MONDO EXTRAS
What does Kirk need with a toupee?
The pilgrims hike for a while until Sybok gets a bit frustrated, raises his arms in supplication, and shouts, "We have traveled far!" "Far...far...far" echoes back. "By starship," Sybok almost whispers in disappointment. Aw -- you gotta feel sorry for the zealot, even if his hair has flouted visual continuity and unaccountably taken eight inches off of itself. Kirk starts to tell the Enterprise of their lack of a divine sighting. Spock makes like he's going to offer sympathy to his brother. He gets as far as "perhaps" when the planet rumbles. The sky goes black, and huge stalagmites shoot out of the ground all around them. Lucky, none of them happens to be standing on the spot of one of those eruptions. Once the rocks are done erecting themselves, the formation surrounding them sort of looks like a huge rib cage. Gasp! It's the rib cage of a white whale, and now they're in the belly of the beast! Eh, whatever. Some mist, sparkles, and blue light begin to amass in the center of the stone rib cage until suddenly a blue column of light shoots up off the planet, past the Enterprise, and into space. A voice -- Dr. Salik from Battlestar Galactica, to be exact -- booms out, "Brave souls, welcome." Bones asks, "Is this the voice of God?" "God" answers, "One voice, many faces," and some rather large masks zoom forward. Squinting hard, I think I see Lawrence Olivier, George Burns, and Cecil B. DeMille, but if I close my left eye and stand on my head while gargling, I can make out a few God masks that don't look like they were dreamed up by a Eurocentric writer.

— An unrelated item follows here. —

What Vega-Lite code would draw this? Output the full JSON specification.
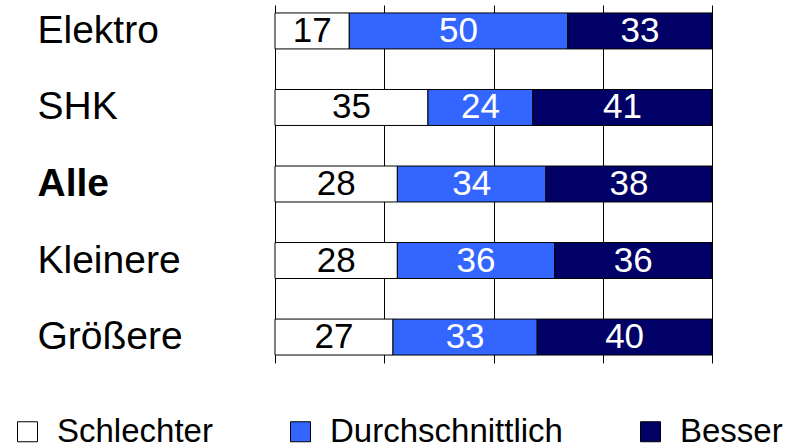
{
  "$schema": "https://vega.github.io/schema/vega-lite/v6.json",
  "autosize": "none",
  "width": 437,
  "height": 358,
  "padding": {"left": 275, "top": 5, "right": 79, "bottom": 85},
  "background": "white",
  "config": {
    "view": {"stroke": null},
    "font": "Arial"
  },
  "data": {
    "values": [
      {"gruppe": "Elektro", "kategorie": "Schlechter", "wert": 17},
      {"gruppe": "Elektro", "kategorie": "Durchschnittlich", "wert": 50},
      {"gruppe": "Elektro", "kategorie": "Besser", "wert": 33},
      {"gruppe": "SHK", "kategorie": "Schlechter", "wert": 35},
      {"gruppe": "SHK", "kategorie": "Durchschnittlich", "wert": 24},
      {"gruppe": "SHK", "kategorie": "Besser", "wert": 41},
      {"gruppe": "Alle", "kategorie": "Schlechter", "wert": 28},
      {"gruppe": "Alle", "kategorie": "Durchschnittlich", "wert": 34},
      {"gruppe": "Alle", "kategorie": "Besser", "wert": 38},
      {"gruppe": "Kleinere", "kategorie": "Schlechter", "wert": 28},
      {"gruppe": "Kleinere", "kategorie": "Durchschnittlich", "wert": 36},
      {"gruppe": "Kleinere", "kategorie": "Besser", "wert": 36},
      {"gruppe": "Größere", "kategorie": "Schlechter", "wert": 27},
      {"gruppe": "Größere", "kategorie": "Durchschnittlich", "wert": 33},
      {"gruppe": "Größere", "kategorie": "Besser", "wert": 40}
    ]
  },
  "encoding": {
    "y": {
      "field": "gruppe",
      "type": "nominal",
      "sort": ["Elektro", "SHK", "Alle", "Kleinere", "Größere"],
      "scale": {"paddingInner": 0.53, "paddingOuter": 0.104},
      "axis": {
        "title": null,
        "domain": false,
        "ticks": false,
        "tickSize": 0,
        "grid": false,
        "labelAlign": "left",
        "labelBaseline": "middle",
        "labelPadding": 238,
        "labelFontSize": 39,
        "labelColor": "black",
        "labelFont": "Arial",
        "labelFontWeight": {"condition": {"test": "datum.value === 'Alle'", "value": "bold"}, "value": "normal"}
      }
    },
    "order": {"field": "kategorie", "sort": "descending"}
  },
  "layer": [
    {
      "mark": {"type": "bar", "stroke": "black", "strokeWidth": 1},
      "encoding": {
        "x": {
          "field": "wert",
          "type": "quantitative",
          "stack": "zero",
          "scale": {"domain": [0, 100], "nice": false},
          "axis": {
            "title": null,
            "orient": "top",
            "values": [0, 25, 50, 75, 100],
            "labels": false,
            "ticks": false,
            "domain": false,
            "grid": true,
            "gridColor": "black",
            "gridOpacity": 1,
            "gridWidth": 1
          }
        },
        "fill": {
          "field": "kategorie",
          "type": "nominal",
          "scale": {
            "domain": ["Schlechter", "Durchschnittlich", "Besser"],
            "range": ["#ffffff", "#3366ff", "#000066"]
          },
          "legend": {
            "title": null,
            "orient": "none",
            "legendX": -264,
            "legendY": 410,
            "direction": "horizontal",
            "padding": 0,
            "columnPadding": 71,
            "symbolType": "square",
            "symbolSize": 400,
            "symbolStrokeColor": "black",
            "symbolStrokeWidth": 1,
            "symbolOpacity": 1,
            "labelOffset": 13,
            "labelFontSize": 33,
            "labelFont": "Arial",
            "labelColor": "black",
            "labelLimit": 400
          }
        }
      }
    },
    {
      "mark": {"type": "text", "fontSize": 35, "font": "Arial", "baseline": "middle", "align": "center"},
      "encoding": {
        "x": {"field": "wert", "type": "quantitative", "stack": "zero", "bandPosition": 0.5},
        "detail": {"field": "kategorie", "type": "nominal"},
        "text": {"field": "wert", "type": "quantitative"},
        "color": {
          "condition": {"test": "datum.kategorie === 'Schlechter'", "value": "black"},
          "value": "white"
        }
      }
    }
  ]
}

But "God" decides to choose the face of George Murdock as Zeus cum Santa Claus, and zooms in so big and close you can see his pores. "Does this surpass your expectations?" "God" asks them. All I can think of here is Ghostbusters when that freaky chick asks Dan Ackroyd: "Are...You...A...God?" Sybok speaks Vulcan in reverence. "God" talks about their long arduous journey to him and asks how they managed it. Sybok tells him of their starship. "This starship, could it carry my wisdom beyond the barrier?" "God" asks. Sybok tells him, "It could, yes!" "Then I will make use of this starship," "God" says. Sybok is so excited he nearly wets himself. Kirk interjects, "Excuse me." "God" ignores the Mighty Kirk and talks about his wisdom. Pay no attention to that Shatner behind the curtain! "Excuse me," Kirk says, louder this time, "I just need to ask a question: what does God need with a starship?" "Bring the ship closer," "God" says. "I said, 'What does God need with a starship?'" Kirk repeats. Bones grabs Kirk and asks him what he's doing. "God" asks who Kirk is. "Who am I?" Kirk asks, "Don't you know? Aren't you God?" Sybok tells "God" that Kirk has his doubts. Kirk says he wants proof. Bones tells Kirk, "You don't ask the Almighty for his ID." Blue lightning shoots out of "God's" eyes, and he gives Kirk his "proof" and gives it to him good. The people watching from the ship -- wait, watching from the ship? How in heck-fire are they doing that? Kirk et al. have traveled over large rocks and big piles of sand; how is any camera still trained on them? Oh, I give up. This movie is one big mess of inconsistencies and implausibilities. A disaster of Shatnerian proportions.